Written task:
All of the material below is to be restated word for word, apart from the pictures.

Collected data:
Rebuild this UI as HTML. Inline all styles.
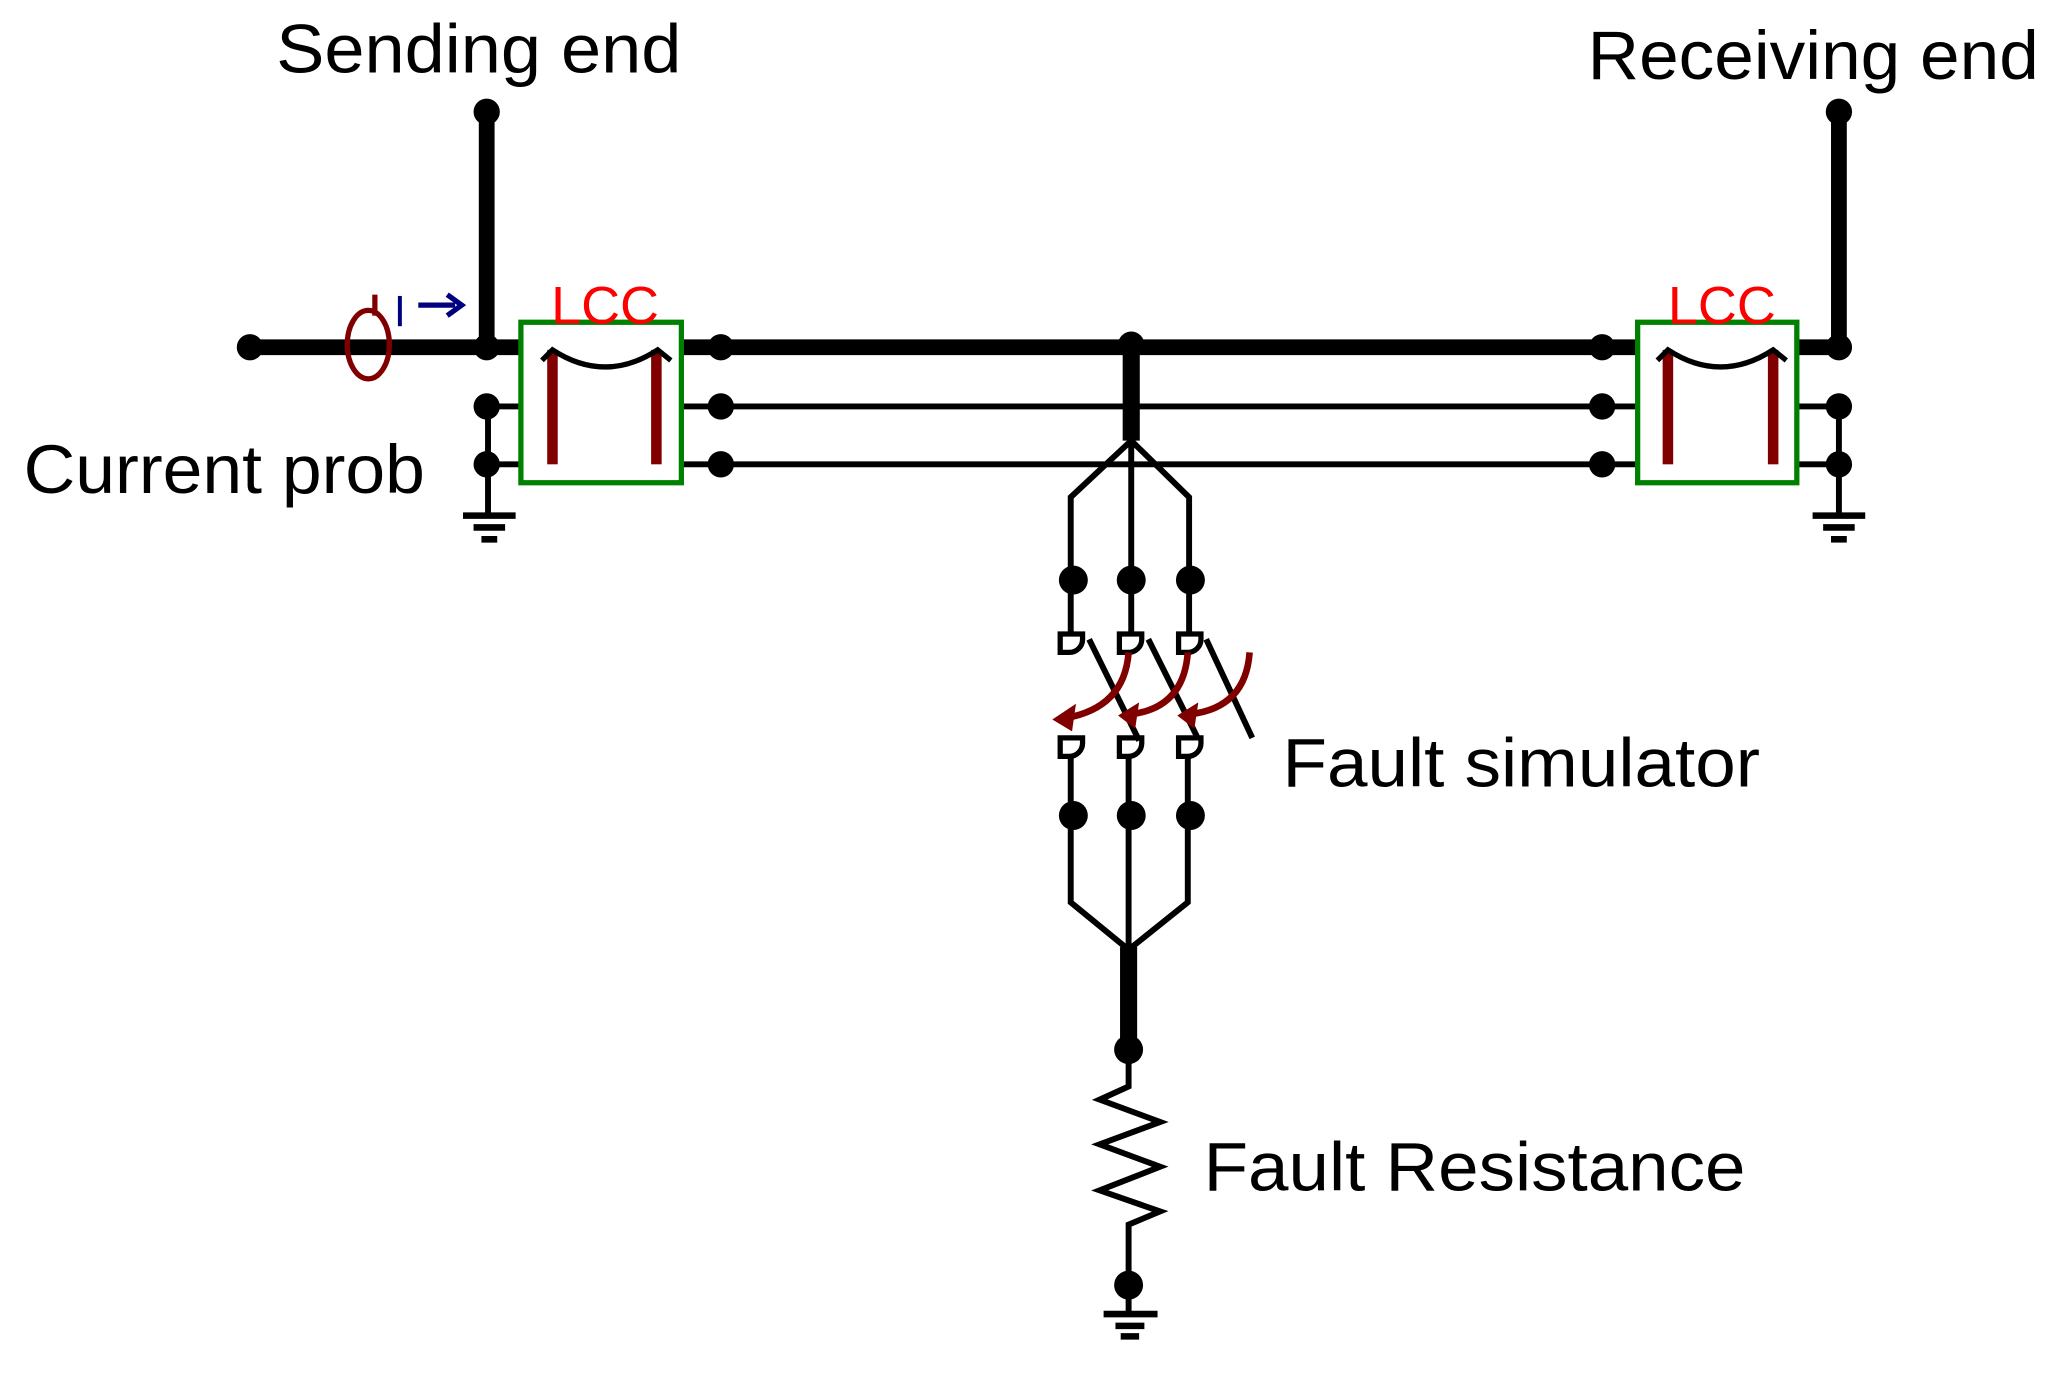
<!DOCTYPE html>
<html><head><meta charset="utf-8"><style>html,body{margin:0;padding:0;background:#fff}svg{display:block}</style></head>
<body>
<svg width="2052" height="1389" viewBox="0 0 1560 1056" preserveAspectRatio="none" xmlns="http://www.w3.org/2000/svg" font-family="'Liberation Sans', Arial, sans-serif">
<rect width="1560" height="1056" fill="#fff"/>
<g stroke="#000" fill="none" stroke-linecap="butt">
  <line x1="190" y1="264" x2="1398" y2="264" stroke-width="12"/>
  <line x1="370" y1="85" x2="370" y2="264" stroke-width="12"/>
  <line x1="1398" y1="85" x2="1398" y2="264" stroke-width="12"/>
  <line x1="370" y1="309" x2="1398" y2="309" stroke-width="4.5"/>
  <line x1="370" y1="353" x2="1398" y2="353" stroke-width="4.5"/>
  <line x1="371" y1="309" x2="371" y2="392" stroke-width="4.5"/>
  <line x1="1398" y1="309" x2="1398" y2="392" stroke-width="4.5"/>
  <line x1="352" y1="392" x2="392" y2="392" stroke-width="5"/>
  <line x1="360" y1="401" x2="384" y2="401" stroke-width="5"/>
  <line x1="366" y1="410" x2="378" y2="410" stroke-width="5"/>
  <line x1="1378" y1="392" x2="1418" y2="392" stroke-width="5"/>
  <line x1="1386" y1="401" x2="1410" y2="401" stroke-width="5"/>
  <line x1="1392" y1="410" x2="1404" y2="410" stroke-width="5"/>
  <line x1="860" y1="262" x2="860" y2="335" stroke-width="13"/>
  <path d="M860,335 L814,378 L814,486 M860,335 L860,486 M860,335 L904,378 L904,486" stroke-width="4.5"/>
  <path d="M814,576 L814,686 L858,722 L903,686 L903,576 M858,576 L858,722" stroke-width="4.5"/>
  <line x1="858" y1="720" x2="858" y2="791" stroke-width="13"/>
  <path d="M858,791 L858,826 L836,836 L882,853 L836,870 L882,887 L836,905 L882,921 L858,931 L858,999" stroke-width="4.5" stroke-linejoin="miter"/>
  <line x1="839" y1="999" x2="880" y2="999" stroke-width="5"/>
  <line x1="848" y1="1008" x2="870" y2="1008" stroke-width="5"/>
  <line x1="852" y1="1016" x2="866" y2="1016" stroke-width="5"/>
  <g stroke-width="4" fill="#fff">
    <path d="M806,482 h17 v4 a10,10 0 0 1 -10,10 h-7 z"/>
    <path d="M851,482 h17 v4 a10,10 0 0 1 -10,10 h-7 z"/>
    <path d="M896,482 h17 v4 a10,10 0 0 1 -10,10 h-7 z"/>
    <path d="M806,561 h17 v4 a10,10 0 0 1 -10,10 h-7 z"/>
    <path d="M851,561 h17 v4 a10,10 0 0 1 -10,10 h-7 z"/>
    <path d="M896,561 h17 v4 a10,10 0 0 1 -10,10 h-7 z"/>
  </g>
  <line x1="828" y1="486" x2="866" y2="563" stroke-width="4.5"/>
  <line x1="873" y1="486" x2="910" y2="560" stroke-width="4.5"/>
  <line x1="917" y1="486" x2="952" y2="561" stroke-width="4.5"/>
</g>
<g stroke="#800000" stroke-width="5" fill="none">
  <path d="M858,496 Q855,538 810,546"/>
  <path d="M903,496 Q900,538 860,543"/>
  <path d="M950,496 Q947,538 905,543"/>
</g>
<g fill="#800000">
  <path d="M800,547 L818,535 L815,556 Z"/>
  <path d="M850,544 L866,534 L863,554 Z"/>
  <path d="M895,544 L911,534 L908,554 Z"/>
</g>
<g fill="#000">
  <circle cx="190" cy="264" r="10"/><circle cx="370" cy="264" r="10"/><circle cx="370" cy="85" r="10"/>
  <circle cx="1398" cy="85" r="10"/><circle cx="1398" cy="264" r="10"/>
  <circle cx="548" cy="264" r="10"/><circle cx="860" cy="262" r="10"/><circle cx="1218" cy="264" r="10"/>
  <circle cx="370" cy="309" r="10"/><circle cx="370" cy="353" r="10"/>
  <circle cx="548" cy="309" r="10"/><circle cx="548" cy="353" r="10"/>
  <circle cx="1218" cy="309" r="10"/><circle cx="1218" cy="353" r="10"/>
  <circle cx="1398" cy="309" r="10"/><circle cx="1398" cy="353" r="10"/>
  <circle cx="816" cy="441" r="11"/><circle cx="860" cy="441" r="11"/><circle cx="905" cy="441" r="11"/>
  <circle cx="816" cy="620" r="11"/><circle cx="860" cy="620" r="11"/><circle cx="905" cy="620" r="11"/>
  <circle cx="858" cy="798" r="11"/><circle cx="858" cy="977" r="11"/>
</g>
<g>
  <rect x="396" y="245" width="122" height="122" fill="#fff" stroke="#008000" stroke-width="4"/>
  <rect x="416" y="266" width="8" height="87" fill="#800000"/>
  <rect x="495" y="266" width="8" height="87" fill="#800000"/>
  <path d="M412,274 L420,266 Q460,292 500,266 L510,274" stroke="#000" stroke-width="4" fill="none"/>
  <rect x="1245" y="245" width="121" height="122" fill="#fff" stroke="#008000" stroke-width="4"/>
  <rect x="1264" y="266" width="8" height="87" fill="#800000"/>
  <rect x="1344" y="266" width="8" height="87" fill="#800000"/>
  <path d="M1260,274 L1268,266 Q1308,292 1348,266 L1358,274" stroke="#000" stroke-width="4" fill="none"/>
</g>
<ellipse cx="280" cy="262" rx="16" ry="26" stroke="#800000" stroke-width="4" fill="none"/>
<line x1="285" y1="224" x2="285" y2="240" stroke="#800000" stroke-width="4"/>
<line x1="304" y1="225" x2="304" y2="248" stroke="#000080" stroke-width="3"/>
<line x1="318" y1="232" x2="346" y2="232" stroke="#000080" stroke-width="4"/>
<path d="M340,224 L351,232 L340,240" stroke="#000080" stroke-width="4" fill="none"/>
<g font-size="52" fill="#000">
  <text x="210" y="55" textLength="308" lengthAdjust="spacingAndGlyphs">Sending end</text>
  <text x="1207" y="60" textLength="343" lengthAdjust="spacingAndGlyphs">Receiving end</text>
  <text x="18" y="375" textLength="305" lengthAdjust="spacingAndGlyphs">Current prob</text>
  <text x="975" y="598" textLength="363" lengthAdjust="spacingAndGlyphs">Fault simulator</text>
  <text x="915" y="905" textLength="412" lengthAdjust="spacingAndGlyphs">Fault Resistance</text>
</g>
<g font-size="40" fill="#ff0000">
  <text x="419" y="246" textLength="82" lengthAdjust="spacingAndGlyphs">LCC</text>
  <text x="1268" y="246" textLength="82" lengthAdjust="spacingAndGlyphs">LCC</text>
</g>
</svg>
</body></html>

Answer in full:
Rebuild this UI as HTML. Inline all styles.
<!DOCTYPE html>
<html><head><meta charset="utf-8"><style>html,body{margin:0;padding:0;background:#fff}svg{display:block}</style></head>
<body>
<svg width="2052" height="1389" viewBox="0 0 1560 1056" preserveAspectRatio="none" xmlns="http://www.w3.org/2000/svg" font-family="'Liberation Sans', Arial, sans-serif">
<rect width="1560" height="1056" fill="#fff"/>
<g stroke="#000" fill="none" stroke-linecap="butt">
  <line x1="190" y1="264" x2="1398" y2="264" stroke-width="12"/>
  <line x1="370" y1="85" x2="370" y2="264" stroke-width="12"/>
  <line x1="1398" y1="85" x2="1398" y2="264" stroke-width="12"/>
  <line x1="370" y1="309" x2="1398" y2="309" stroke-width="4.5"/>
  <line x1="370" y1="353" x2="1398" y2="353" stroke-width="4.5"/>
  <line x1="371" y1="309" x2="371" y2="392" stroke-width="4.5"/>
  <line x1="1398" y1="309" x2="1398" y2="392" stroke-width="4.5"/>
  <line x1="352" y1="392" x2="392" y2="392" stroke-width="5"/>
  <line x1="360" y1="401" x2="384" y2="401" stroke-width="5"/>
  <line x1="366" y1="410" x2="378" y2="410" stroke-width="5"/>
  <line x1="1378" y1="392" x2="1418" y2="392" stroke-width="5"/>
  <line x1="1386" y1="401" x2="1410" y2="401" stroke-width="5"/>
  <line x1="1392" y1="410" x2="1404" y2="410" stroke-width="5"/>
  <line x1="860" y1="262" x2="860" y2="335" stroke-width="13"/>
  <path d="M860,335 L814,378 L814,486 M860,335 L860,486 M860,335 L904,378 L904,486" stroke-width="4.5"/>
  <path d="M814,576 L814,686 L858,722 L903,686 L903,576 M858,576 L858,722" stroke-width="4.5"/>
  <line x1="858" y1="720" x2="858" y2="791" stroke-width="13"/>
  <path d="M858,791 L858,826 L836,836 L882,853 L836,870 L882,887 L836,905 L882,921 L858,931 L858,999" stroke-width="4.5" stroke-linejoin="miter"/>
  <line x1="839" y1="999" x2="880" y2="999" stroke-width="5"/>
  <line x1="848" y1="1008" x2="870" y2="1008" stroke-width="5"/>
  <line x1="852" y1="1016" x2="866" y2="1016" stroke-width="5"/>
  <g stroke-width="4" fill="#fff">
    <path d="M806,482 h17 v4 a10,10 0 0 1 -10,10 h-7 z"/>
    <path d="M851,482 h17 v4 a10,10 0 0 1 -10,10 h-7 z"/>
    <path d="M896,482 h17 v4 a10,10 0 0 1 -10,10 h-7 z"/>
    <path d="M806,561 h17 v4 a10,10 0 0 1 -10,10 h-7 z"/>
    <path d="M851,561 h17 v4 a10,10 0 0 1 -10,10 h-7 z"/>
    <path d="M896,561 h17 v4 a10,10 0 0 1 -10,10 h-7 z"/>
  </g>
  <line x1="828" y1="486" x2="866" y2="563" stroke-width="4.5"/>
  <line x1="873" y1="486" x2="910" y2="560" stroke-width="4.5"/>
  <line x1="917" y1="486" x2="952" y2="561" stroke-width="4.5"/>
</g>
<g stroke="#800000" stroke-width="5" fill="none">
  <path d="M858,496 Q855,538 810,546"/>
  <path d="M903,496 Q900,538 860,543"/>
  <path d="M950,496 Q947,538 905,543"/>
</g>
<g fill="#800000">
  <path d="M800,547 L818,535 L815,556 Z"/>
  <path d="M850,544 L866,534 L863,554 Z"/>
  <path d="M895,544 L911,534 L908,554 Z"/>
</g>
<g fill="#000">
  <circle cx="190" cy="264" r="10"/><circle cx="370" cy="264" r="10"/><circle cx="370" cy="85" r="10"/>
  <circle cx="1398" cy="85" r="10"/><circle cx="1398" cy="264" r="10"/>
  <circle cx="548" cy="264" r="10"/><circle cx="860" cy="262" r="10"/><circle cx="1218" cy="264" r="10"/>
  <circle cx="370" cy="309" r="10"/><circle cx="370" cy="353" r="10"/>
  <circle cx="548" cy="309" r="10"/><circle cx="548" cy="353" r="10"/>
  <circle cx="1218" cy="309" r="10"/><circle cx="1218" cy="353" r="10"/>
  <circle cx="1398" cy="309" r="10"/><circle cx="1398" cy="353" r="10"/>
  <circle cx="816" cy="441" r="11"/><circle cx="860" cy="441" r="11"/><circle cx="905" cy="441" r="11"/>
  <circle cx="816" cy="620" r="11"/><circle cx="860" cy="620" r="11"/><circle cx="905" cy="620" r="11"/>
  <circle cx="858" cy="798" r="11"/><circle cx="858" cy="977" r="11"/>
</g>
<g>
  <rect x="396" y="245" width="122" height="122" fill="#fff" stroke="#008000" stroke-width="4"/>
  <rect x="416" y="266" width="8" height="87" fill="#800000"/>
  <rect x="495" y="266" width="8" height="87" fill="#800000"/>
  <path d="M412,274 L420,266 Q460,292 500,266 L510,274" stroke="#000" stroke-width="4" fill="none"/>
  <rect x="1245" y="245" width="121" height="122" fill="#fff" stroke="#008000" stroke-width="4"/>
  <rect x="1264" y="266" width="8" height="87" fill="#800000"/>
  <rect x="1344" y="266" width="8" height="87" fill="#800000"/>
  <path d="M1260,274 L1268,266 Q1308,292 1348,266 L1358,274" stroke="#000" stroke-width="4" fill="none"/>
</g>
<ellipse cx="280" cy="262" rx="16" ry="26" stroke="#800000" stroke-width="4" fill="none"/>
<line x1="285" y1="224" x2="285" y2="240" stroke="#800000" stroke-width="4"/>
<line x1="304" y1="225" x2="304" y2="248" stroke="#000080" stroke-width="3"/>
<line x1="318" y1="232" x2="346" y2="232" stroke="#000080" stroke-width="4"/>
<path d="M340,224 L351,232 L340,240" stroke="#000080" stroke-width="4" fill="none"/>
<g font-size="52" fill="#000">
  <text x="210" y="55" textLength="308" lengthAdjust="spacingAndGlyphs">Sending end</text>
  <text x="1207" y="60" textLength="343" lengthAdjust="spacingAndGlyphs">Receiving end</text>
  <text x="18" y="375" textLength="305" lengthAdjust="spacingAndGlyphs">Current prob</text>
  <text x="975" y="598" textLength="363" lengthAdjust="spacingAndGlyphs">Fault simulator</text>
  <text x="915" y="905" textLength="412" lengthAdjust="spacingAndGlyphs">Fault Resistance</text>
</g>
<g font-size="40" fill="#ff0000">
  <text x="419" y="246" textLength="82" lengthAdjust="spacingAndGlyphs">LCC</text>
  <text x="1268" y="246" textLength="82" lengthAdjust="spacingAndGlyphs">LCC</text>
</g>
</svg>
</body></html>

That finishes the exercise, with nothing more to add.